Start Supplied material

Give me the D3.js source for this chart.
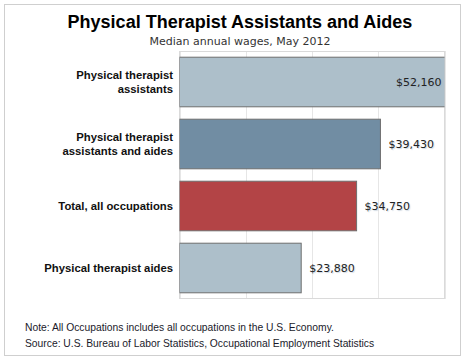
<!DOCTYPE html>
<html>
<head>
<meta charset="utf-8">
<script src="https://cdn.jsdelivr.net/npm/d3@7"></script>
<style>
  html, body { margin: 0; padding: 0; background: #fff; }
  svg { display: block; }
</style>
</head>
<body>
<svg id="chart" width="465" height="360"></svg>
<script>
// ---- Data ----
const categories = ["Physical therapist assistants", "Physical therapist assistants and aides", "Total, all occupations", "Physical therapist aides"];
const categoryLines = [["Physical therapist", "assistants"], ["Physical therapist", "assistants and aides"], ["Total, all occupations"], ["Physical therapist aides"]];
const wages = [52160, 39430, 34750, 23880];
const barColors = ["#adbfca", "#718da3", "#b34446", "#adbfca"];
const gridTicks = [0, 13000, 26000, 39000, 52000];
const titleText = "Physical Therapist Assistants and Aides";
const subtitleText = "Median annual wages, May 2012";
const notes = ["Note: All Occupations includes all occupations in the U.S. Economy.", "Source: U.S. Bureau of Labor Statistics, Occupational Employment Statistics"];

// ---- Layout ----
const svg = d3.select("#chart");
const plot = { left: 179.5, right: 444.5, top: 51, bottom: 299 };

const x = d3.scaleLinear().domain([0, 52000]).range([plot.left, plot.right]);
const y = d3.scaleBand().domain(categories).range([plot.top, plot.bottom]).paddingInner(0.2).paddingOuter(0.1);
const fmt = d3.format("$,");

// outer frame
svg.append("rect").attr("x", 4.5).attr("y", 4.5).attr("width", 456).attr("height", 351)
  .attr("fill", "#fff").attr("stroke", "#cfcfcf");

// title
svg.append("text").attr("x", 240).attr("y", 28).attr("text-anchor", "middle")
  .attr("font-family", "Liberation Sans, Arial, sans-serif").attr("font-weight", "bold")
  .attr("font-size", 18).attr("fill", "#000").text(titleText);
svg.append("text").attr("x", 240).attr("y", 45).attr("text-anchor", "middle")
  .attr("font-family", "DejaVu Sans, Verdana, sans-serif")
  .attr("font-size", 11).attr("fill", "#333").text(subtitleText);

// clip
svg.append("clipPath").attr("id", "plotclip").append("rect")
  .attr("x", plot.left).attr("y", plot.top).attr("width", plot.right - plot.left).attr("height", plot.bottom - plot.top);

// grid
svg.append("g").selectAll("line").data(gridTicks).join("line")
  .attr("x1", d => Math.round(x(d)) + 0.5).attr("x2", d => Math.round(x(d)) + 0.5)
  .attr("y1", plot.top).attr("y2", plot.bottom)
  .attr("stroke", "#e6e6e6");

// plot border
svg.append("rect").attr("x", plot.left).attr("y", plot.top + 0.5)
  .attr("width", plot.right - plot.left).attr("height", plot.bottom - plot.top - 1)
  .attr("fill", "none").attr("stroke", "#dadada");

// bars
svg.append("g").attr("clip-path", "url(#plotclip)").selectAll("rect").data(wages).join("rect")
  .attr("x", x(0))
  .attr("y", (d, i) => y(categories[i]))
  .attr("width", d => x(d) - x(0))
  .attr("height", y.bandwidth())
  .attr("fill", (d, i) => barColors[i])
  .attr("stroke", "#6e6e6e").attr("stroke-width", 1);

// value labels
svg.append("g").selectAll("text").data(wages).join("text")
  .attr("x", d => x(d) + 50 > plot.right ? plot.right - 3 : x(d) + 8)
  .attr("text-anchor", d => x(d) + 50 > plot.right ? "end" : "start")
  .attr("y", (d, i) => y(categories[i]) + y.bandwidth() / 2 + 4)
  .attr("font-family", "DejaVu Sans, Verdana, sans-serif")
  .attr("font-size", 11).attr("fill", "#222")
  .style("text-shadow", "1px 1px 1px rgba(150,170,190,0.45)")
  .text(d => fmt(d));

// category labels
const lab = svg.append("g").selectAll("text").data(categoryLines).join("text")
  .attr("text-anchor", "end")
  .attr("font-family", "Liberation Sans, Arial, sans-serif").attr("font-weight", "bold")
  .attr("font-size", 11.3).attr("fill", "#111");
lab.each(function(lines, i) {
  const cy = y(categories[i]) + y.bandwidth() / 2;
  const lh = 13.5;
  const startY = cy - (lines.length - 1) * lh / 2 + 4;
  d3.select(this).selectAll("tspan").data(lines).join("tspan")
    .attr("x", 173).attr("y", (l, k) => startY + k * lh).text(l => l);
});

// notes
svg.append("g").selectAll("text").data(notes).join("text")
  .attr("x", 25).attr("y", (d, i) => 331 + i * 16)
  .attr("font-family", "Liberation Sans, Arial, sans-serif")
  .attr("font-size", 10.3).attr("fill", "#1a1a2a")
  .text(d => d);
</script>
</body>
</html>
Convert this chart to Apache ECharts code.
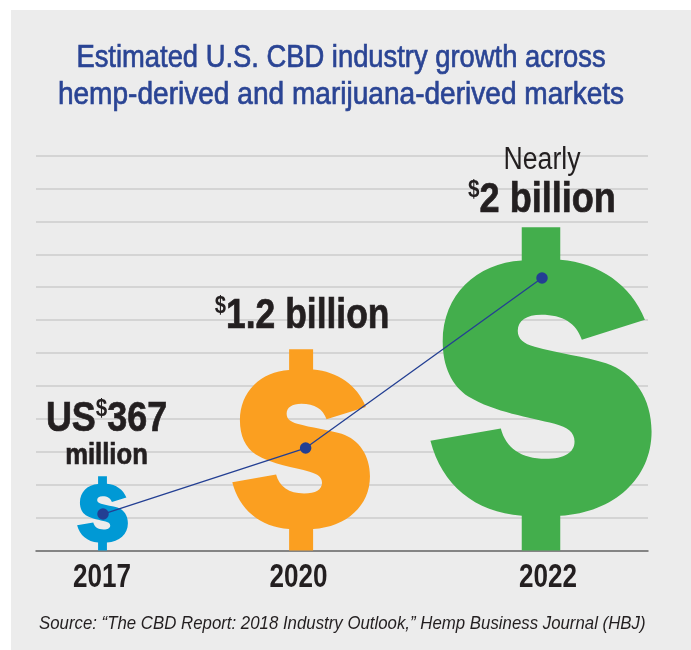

End Supplied material

#### [What needs to be done]
Identify the lines in the records above that contain the word "this", then state how many there are and nothing more.

#### [The reply]
3